Your task is to copy the lines between the line containing "Clone this diagram in TikZ." and the line containing "(15,15) rectangle (1140,1395);", counting both of those lines, and to emit nothing more.
----- Material supplied -----
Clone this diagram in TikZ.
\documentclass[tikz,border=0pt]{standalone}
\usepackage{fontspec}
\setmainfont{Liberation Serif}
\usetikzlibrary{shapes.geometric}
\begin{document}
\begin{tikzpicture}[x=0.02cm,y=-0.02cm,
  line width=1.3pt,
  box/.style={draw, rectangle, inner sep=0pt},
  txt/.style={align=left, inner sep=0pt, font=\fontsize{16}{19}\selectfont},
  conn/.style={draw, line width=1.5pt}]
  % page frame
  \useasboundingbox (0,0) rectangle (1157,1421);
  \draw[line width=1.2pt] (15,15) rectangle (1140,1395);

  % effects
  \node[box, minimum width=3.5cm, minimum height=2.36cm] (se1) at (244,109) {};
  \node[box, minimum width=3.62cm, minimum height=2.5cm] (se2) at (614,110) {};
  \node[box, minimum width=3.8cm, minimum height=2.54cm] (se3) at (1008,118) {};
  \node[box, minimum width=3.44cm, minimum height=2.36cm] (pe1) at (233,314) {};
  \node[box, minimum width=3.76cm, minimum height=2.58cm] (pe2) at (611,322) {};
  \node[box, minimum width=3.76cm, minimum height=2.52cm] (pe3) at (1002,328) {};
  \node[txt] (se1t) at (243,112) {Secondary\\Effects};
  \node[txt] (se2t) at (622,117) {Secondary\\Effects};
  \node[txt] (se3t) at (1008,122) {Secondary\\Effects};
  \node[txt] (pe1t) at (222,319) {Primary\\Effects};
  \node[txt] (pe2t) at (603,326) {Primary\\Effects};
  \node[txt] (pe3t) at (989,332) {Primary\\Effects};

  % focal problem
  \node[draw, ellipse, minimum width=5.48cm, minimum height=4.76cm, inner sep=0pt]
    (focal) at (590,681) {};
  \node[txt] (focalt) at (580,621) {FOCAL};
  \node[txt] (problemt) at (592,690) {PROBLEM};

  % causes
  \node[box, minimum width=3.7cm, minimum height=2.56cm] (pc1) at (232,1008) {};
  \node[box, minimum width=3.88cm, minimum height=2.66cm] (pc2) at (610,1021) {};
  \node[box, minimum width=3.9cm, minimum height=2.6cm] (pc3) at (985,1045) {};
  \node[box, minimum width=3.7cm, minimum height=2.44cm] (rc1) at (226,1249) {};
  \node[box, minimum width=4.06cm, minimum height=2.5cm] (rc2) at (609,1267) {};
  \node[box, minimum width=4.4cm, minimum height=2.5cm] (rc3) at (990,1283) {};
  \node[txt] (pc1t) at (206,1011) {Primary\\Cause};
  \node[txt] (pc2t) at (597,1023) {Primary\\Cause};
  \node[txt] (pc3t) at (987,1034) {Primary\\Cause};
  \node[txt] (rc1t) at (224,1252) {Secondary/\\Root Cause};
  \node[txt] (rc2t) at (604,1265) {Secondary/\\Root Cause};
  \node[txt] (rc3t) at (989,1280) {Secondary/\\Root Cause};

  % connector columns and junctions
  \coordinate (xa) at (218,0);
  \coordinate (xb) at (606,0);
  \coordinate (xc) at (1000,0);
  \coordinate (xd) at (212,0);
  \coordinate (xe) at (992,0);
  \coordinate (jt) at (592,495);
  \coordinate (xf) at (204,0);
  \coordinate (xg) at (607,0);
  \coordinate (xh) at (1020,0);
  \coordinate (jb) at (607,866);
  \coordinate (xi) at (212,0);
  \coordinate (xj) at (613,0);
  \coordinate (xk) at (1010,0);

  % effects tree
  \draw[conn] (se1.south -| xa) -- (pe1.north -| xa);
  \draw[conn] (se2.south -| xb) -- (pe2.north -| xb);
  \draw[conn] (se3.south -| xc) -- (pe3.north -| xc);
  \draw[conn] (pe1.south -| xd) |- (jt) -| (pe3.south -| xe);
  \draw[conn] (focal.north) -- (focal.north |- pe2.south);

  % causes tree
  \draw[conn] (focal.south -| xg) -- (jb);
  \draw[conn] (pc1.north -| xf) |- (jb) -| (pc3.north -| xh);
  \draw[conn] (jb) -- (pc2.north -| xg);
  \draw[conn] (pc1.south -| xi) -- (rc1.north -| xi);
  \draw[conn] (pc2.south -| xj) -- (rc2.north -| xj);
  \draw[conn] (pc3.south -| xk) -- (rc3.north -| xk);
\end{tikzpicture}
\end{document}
-----
----- Material supplied -----
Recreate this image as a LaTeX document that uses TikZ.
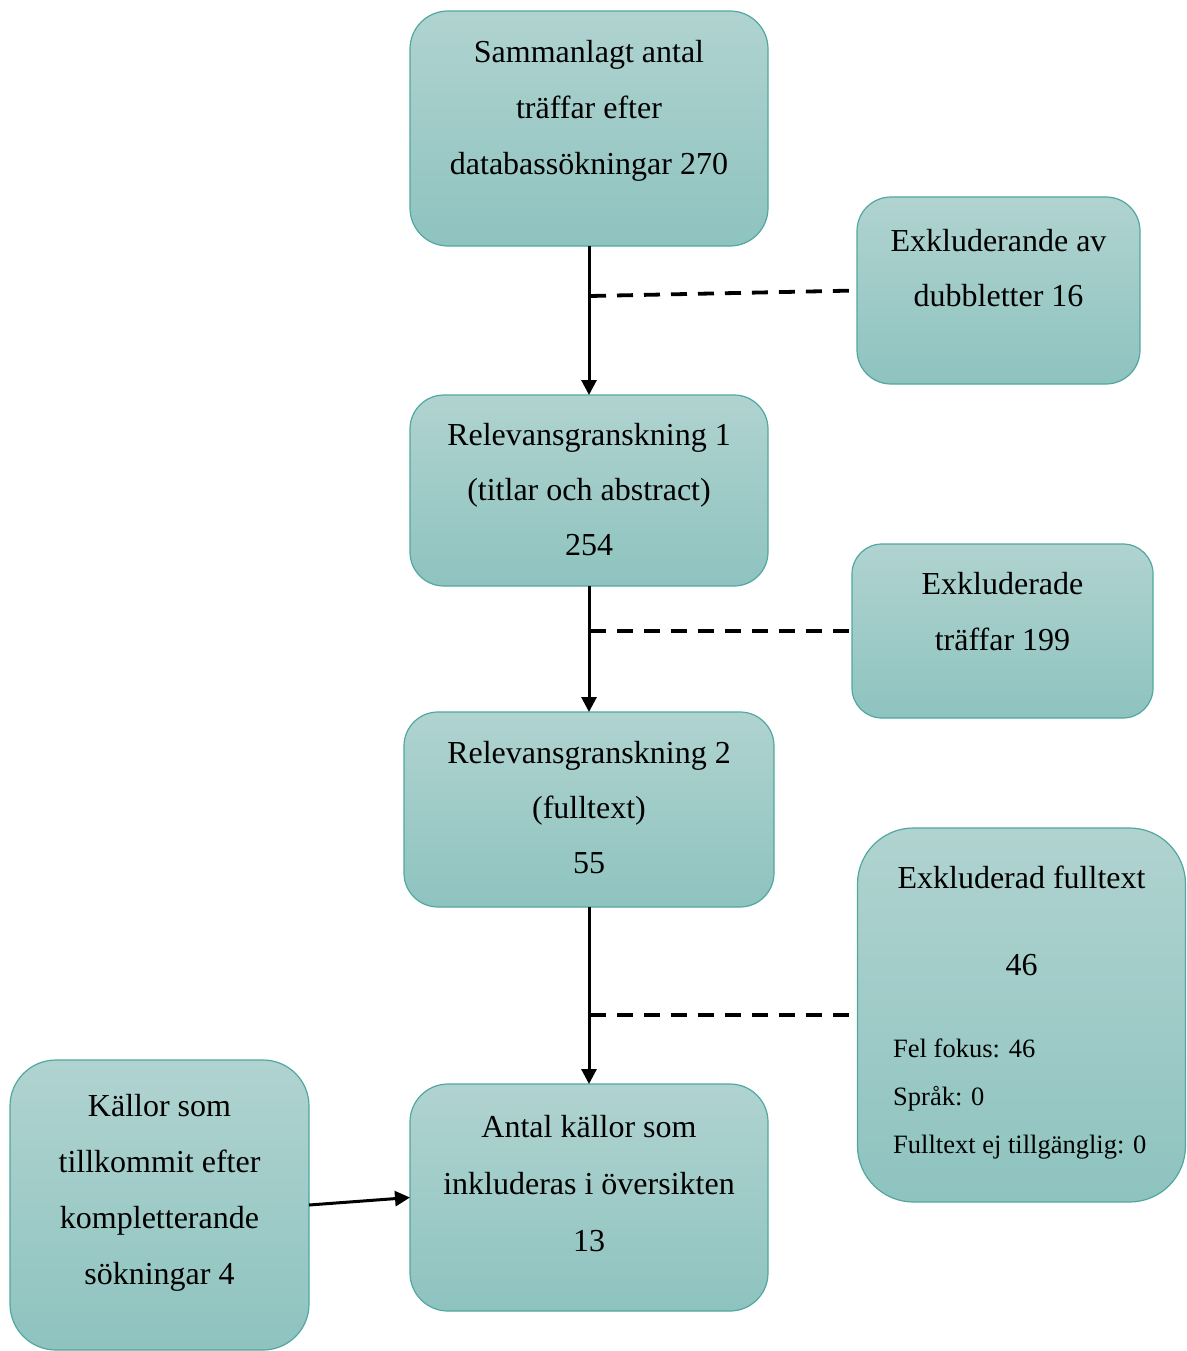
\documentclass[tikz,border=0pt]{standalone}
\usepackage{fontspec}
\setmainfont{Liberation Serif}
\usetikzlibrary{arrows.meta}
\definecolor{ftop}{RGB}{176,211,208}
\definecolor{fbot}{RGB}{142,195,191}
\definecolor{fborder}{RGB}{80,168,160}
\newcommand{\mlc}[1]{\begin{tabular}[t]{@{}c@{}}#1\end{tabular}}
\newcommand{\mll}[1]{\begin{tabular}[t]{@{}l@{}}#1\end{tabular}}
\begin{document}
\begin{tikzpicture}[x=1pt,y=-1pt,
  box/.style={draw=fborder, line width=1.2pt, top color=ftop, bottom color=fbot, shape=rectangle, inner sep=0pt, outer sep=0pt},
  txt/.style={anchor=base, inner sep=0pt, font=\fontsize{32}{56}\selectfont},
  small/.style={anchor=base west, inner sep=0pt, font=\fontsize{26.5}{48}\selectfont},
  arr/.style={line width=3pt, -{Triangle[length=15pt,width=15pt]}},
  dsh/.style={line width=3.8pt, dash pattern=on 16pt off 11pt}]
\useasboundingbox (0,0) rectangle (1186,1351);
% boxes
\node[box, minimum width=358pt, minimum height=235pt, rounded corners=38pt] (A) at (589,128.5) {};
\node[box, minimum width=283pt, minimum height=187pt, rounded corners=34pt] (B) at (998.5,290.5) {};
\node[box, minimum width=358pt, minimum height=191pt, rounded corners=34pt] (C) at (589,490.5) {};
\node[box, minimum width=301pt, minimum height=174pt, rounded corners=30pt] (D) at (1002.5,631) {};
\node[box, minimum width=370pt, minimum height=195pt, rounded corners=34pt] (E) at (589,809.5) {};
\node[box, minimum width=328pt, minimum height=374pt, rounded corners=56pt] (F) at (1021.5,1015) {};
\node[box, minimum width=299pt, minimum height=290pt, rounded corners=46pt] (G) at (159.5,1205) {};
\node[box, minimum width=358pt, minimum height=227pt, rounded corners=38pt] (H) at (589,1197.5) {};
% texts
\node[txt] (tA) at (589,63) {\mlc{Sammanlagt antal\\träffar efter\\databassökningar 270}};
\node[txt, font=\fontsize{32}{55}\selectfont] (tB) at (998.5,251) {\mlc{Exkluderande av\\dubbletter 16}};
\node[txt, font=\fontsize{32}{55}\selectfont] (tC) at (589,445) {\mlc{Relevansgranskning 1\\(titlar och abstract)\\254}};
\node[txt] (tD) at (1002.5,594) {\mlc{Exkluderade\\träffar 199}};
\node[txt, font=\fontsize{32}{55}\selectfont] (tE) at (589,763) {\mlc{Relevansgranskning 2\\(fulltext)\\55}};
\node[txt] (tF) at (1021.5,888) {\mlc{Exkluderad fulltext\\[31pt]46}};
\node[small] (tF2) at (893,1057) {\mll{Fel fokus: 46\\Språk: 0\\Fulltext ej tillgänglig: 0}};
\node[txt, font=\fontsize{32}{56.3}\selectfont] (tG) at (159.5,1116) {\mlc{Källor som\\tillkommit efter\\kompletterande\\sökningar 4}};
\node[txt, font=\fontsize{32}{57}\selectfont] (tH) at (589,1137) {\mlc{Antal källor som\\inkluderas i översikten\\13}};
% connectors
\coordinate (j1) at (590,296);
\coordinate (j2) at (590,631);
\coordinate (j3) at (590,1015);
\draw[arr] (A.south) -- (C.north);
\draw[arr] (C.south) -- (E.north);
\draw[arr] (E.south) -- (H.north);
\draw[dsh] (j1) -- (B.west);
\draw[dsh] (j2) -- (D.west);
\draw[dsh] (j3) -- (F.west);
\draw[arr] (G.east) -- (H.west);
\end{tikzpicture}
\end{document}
-----
__Response to the task__
Clone this diagram in TikZ.
\documentclass[tikz,border=0pt]{standalone}
\usepackage{fontspec}
\setmainfont{Liberation Serif}
\usetikzlibrary{shapes.geometric}
\begin{document}
\begin{tikzpicture}[x=0.02cm,y=-0.02cm,
  line width=1.3pt,
  box/.style={draw, rectangle, inner sep=0pt},
  txt/.style={align=left, inner sep=0pt, font=\fontsize{16}{19}\selectfont},
  conn/.style={draw, line width=1.5pt}]
  % page frame
  \useasboundingbox (0,0) rectangle (1157,1421);
  \draw[line width=1.2pt] (15,15) rectangle (1140,1395);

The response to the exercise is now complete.